Les turbines du barrage de Grande Renaissance seront installées progressivement : les deux premières d’entre elles seront mises en service courant 2021(14) et l’ensemble des débits relâchés à l’aval est censé pouvoir être turbiné à partir de janvier 2023. Lorsque le remplissage sera achevé et que les turbines auront été installées, la production annuelle du barrage sera de l’ordre de 16 TWh.
Sources / Notes
- Grand Ethiopian Renaissance Dam.
- La première page de la sélection hebdomadaire du journal Le Monde du 11 juillet 2020 - Sur le Nil, le barrage de la discorde - n’est pas un bon choix d’information.
- À 100 km environ après la frontière, barrage construit en 1966.
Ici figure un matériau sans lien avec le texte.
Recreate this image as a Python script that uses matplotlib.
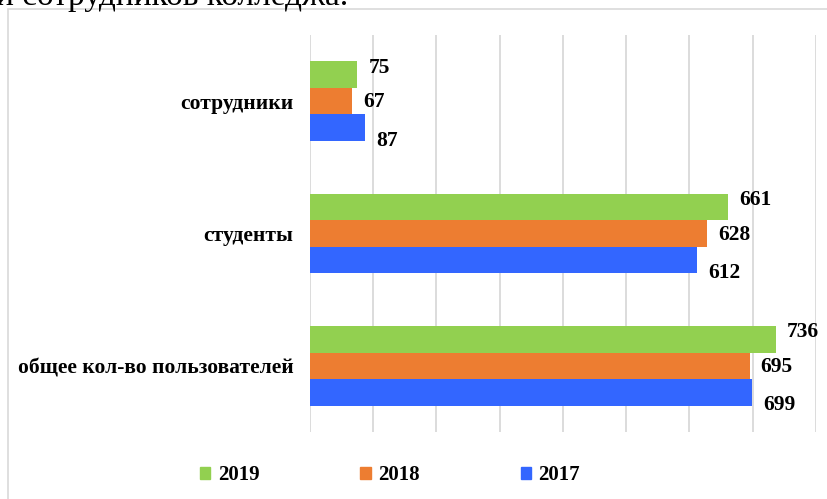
import matplotlib
matplotlib.use("Agg")
import matplotlib.pyplot as plt
from matplotlib.patches import Rectangle
import numpy as np

categories = ["общее кол-во пользователей", "студенты", "сотрудники"]
years = ["2019", "2018", "2017"]
values_2019 = [736, 661, 75]
values_2018 = [695, 628, 67]
values_2017 = [699, 612, 87]
colors = {"2019": "#92D050", "2018": "#ED7D31", "2017": "#3366FF"}

plt.rcParams["font.family"] = ["Liberation Serif", "DejaVu Serif"]

fig = plt.figure(figsize=(8.28, 4.99), dpi=100)
ax = fig.add_axes([310/828, 1-432/499, (816-310)/828, (432-35)/499])

y = np.arange(len(categories))
h = 0.2
series = [("2017", values_2017, -h, 13), ("2018", values_2018, 0, 1), ("2019", values_2019, h, -7)]
for name, vals, off, dy in series:
    bars = ax.barh(y + off, vals, height=h, color=colors[name], label=name, zorder=3)
    for b, v in zip(bars, vals):
        ax.annotate(str(v), (b.get_width(), b.get_y() + b.get_height()/2),
                    xytext=(8, -dy*0.72), textcoords="offset points",
                    ha="left", va="center", fontsize=15.5, fontweight="bold", color="black")

ax.set_xlim(0, 800)
ax.set_ylim(-0.5, 2.5)
ax.set_xticks(np.arange(0, 801, 100))
ax.xaxis.grid(True, color="#d9d9d9", linewidth=1.3, zorder=0)
ax.tick_params(axis="x", length=0, labelbottom=False)
ax.tick_params(axis="y", length=0, pad=12)
ax.set_yticks(y)
ax.set_yticklabels(categories, fontsize=15.5, fontweight="bold")
for s in ax.spines.values():
    s.set_visible(False)

handles = [Rectangle((0, 0), 1, 1, color=colors[n]) for n in years]
fig.legend(handles, years, loc="center", bbox_to_anchor=(390/828, 1-475/499), ncol=3,
           frameon=False, prop={"size": 15, "weight": "bold"},
           handlelength=0.5, handleheight=0.5, handletextpad=0.35, columnspacing=4.85)

fig.patches.append(Rectangle((8/828, -0.05), 1.1, 1 - 9/499 + 0.05, transform=fig.transFigure,
                             fill=False, edgecolor="#d9d9d9", linewidth=1.2))
fig.text(-0.005, 1 - 5/499, "и сотрудников колледжа.", fontsize=24, va="baseline", ha="left",
         color="black")

fig.savefig("out.png", dpi=100)
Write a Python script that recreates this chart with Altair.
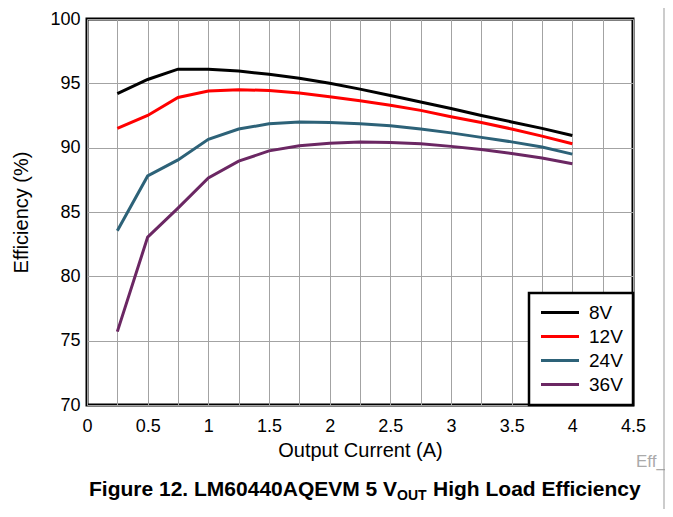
import altair as alt
import pandas as pd

# ---- data ----
current = [0.25, 0.5, 0.75, 1.0, 1.25, 1.5, 1.75, 2.0, 2.25, 2.5, 2.75, 3.0, 3.25, 3.5, 3.75, 4.0]
eff_8v = [94.2, 95.3, 96.1, 96.1, 95.95, 95.7, 95.4, 95.0, 94.55, 94.05, 93.55, 93.05, 92.5, 92.0, 91.5, 90.95]
eff_12v = [91.5, 92.5, 93.9, 94.4, 94.5, 94.45, 94.25, 93.95, 93.65, 93.3, 92.9, 92.4, 91.95, 91.45, 90.9, 90.3]
eff_24v = [83.55, 87.8, 89.05, 90.65, 91.45, 91.85, 92.0, 91.95, 91.85, 91.7, 91.45, 91.15, 90.8, 90.45, 90.05, 89.5]
eff_36v = [75.7, 83.05, 85.3, 87.65, 88.95, 89.75, 90.15, 90.35, 90.45, 90.4, 90.3, 90.1, 89.85, 89.55, 89.2, 88.75]

series_names = ["8V", "12V", "24V", "36V"]
series_colors = ["#000000", "#ff0000", "#2d6278", "#6b2763"]

x_ticks = [0, 0.25, 0.5, 0.75, 1, 1.25, 1.5, 1.75, 2, 2.25, 2.5, 2.75, 3, 3.25, 3.5, 3.75, 4, 4.25, 4.5]
y_ticks = [70, 75, 80, 85, 90, 95, 100]

rows = []
for name, vals in zip(series_names, [eff_8v, eff_12v, eff_24v, eff_36v]):
    for c, v in zip(current, vals):
        rows.append({"current": c, "eff": v, "vin": name})
df = pd.DataFrame(rows)

FONT = "Liberation Sans"
W, H = 546, 386

lines = alt.Chart(df).mark_line(strokeWidth=3, clip=True).encode(
    x=alt.X("current:Q",
            scale=alt.Scale(domain=[0, 4.5], nice=False, zero=False),
            axis=alt.Axis(values=x_ticks,
                          labelExpr="(datum.value * 2) % 1 == 0 ? format(datum.value, '~g') : ''",
                          labelOverlap=False, labelFlush=False,
                          title="Output Current (A)")),
    y=alt.Y("eff:Q",
            scale=alt.Scale(domain=[70, 100], nice=False, zero=False),
            axis=alt.Axis(values=y_ticks, title="Efficiency (%)", labelFlush=False)),
    color=alt.Color("vin:N",
                    scale=alt.Scale(domain=series_names, range=series_colors),
                    legend=alt.Legend(title=None, orient="bottom-right", offset=0,
                                      fillColor="white", strokeColor="black",
                                      padding=10,
                                      symbolType="M-0.9375,0H3.8125", symbolSize=256,
                                      symbolStrokeWidth=3,
                                      labelFontSize=19, labelOffset=31,
                                      rowPadding=4, labelFont=FONT)),
    order="current:Q",
)

def text_layer(txt, x, y, size, weight="normal", color="black", align="left"):
    return alt.Chart(pd.DataFrame({"t": [txt]})).mark_text(
        font=FONT, fontSize=size, fontWeight=weight, color=color,
        align=align, baseline="alphabetic"
    ).encode(text="t:N", x=alt.value(x), y=alt.value(y))

cap1 = text_layer("Figure 12. LM60440AQEVM 5 V", 2, 477, 21, "bold")
cap2 = text_layer("OUT", 310, 481, 14, "bold")
cap3 = text_layer("High Load Efficiency", 346, 477, 21, "bold")
eff_tag = text_layer("Eff_", 549, 448, 17, color="#aaaaaa")

frame = alt.Chart(pd.DataFrame({"k": [0]})).mark_rule(color="#999999", strokeWidth=1).encode(
    x=alt.value(577), y=alt.value(-11), y2=alt.value(H + 104)
)

chart = alt.layer(lines, cap1, cap2, cap3, eff_tag, frame).properties(
    width=W, height=H,
    autosize=alt.AutoSizeParams(type="none"),
    padding={"left": 79, "top": 11, "right": 32, "bottom": 104},
).configure(font=FONT).configure_view(
    stroke="black", strokeWidth=3
).configure_legend(
    strokeWidth=2.5
).configure_axis(
    grid=True, gridColor="#a3a3a3", gridWidth=1, ticks=False, domain=False,
    labelFontSize=18, labelColor="black", labelFont=FONT,
    titleFontSize=20, titleFontWeight="normal", titleColor="black", titleFont=FONT,
).configure_axisX(
    labelPadding=12, titlePadding=5
).configure_axisY(
    labelPadding=7, titlePadding=18
)

chart.save("out.html", embed_options={"renderer": "svg", "actions": False})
- À 300 kilomètres de la frontière.
- Après la confluence du Nil bleu avec le Nil blanc, on trouve entre autres le barrage hydroélectrique de Merowe qui a été inauguré près de la frontière égyptienne en 2009. Le programme de remplissage de la retenue avait auparavant fait l’objet lui aussi de nombreux débats avec l’Égypte (lac de retenue de 12,5 milliards de m3).
- Dont la cote de retenue normale est située 640 m au-dessus du niveau de la mer.
- Dont environ 27 Gm3 sur les seuls mois d’août et de septembre.
- La zone du lac est une zone de savane arborée qui, elle aussi, « évapotranspire », ce qui n’est pas le cas dans les zones désertiques.
- Pour l'irrigation, l'egypte détourne de grandes quantités d'eau du barrage d'Assouan dans une grande dépression sur la rive gauche du Nil, le lac de Toshka où l'évaporation est forte. Les méthodes d'irrigation sont de plus en plus économes en eau, mais il reste de grandes marges de progrès associées il est vrai à des investissements non négligeables.
- Le barrage de Grande Renaissance, comme tous les grands barrages est conçu avec des ouvertures (des pertuis) vannés à divers niveaux afin de contrôler la quantité d’eau relâchée et le niveau du lac en fonction des apports naturels d’eau. Il est aussi équipé d’un évacuateur de crue, c’est-à-dire d’un ensemble de grand pertuis équipés de vannes qui permettent de laisser passer les crues exceptionnelles de la rivière lorsqu’elles surviennent et si leur débit dépasse la capacité de stockage du lac. Les crues du Nil bleu peuvent être considérables et le système d’évacuation des crues de Grande Renaissance permet ainsi de laisser passer sans danger un débit de 30 000 m3/seconde.
- Définition de la cote normale d'exploitation.
- Une crue importante ou une année sèche (fréquemment associé aux cycles d’El Nino) n’en modifie pas les grands principes mais changent la gestion de ce premier remplissage stratégique. Actuellement, le débit de l’Abbay est fort et la cote du barrage est limitée à 560 m au-dessus du niveau de la mer sur 275 mètres de largeur. Un débit de 3 000 m3/s à 4000 m3/s va donc déverser sur un niveau de béton provisoire et sera restitué à l’aval pour les besoins du Soudan et de l’Égypte.
- Ce schéma tient compte de l’achèvement du barrage lui-même dans sa partie supérieure, la mise en service des pertuis aux différents niveaux, l’évaporation du lac au niveau qu’il atteint. Le modèle calcule la production d’électricité en fonction de la cote du lac, du débit turbiné et du nombre de turbines mises en service progressivement au cours de la période.
- Les premières turbines devraient fonctionner industriellement au début de 2021 avec des roues de turbines spéciales, adaptées à la hauteur de chute disponible qui est inférieure à la chute lorsque la retenue sera pleine. Les roues de turbines seront changées lorsque le niveau du lac sera proche des niveaux de fonctionnement normal pour optimiser le rendement et éviter la cavitation.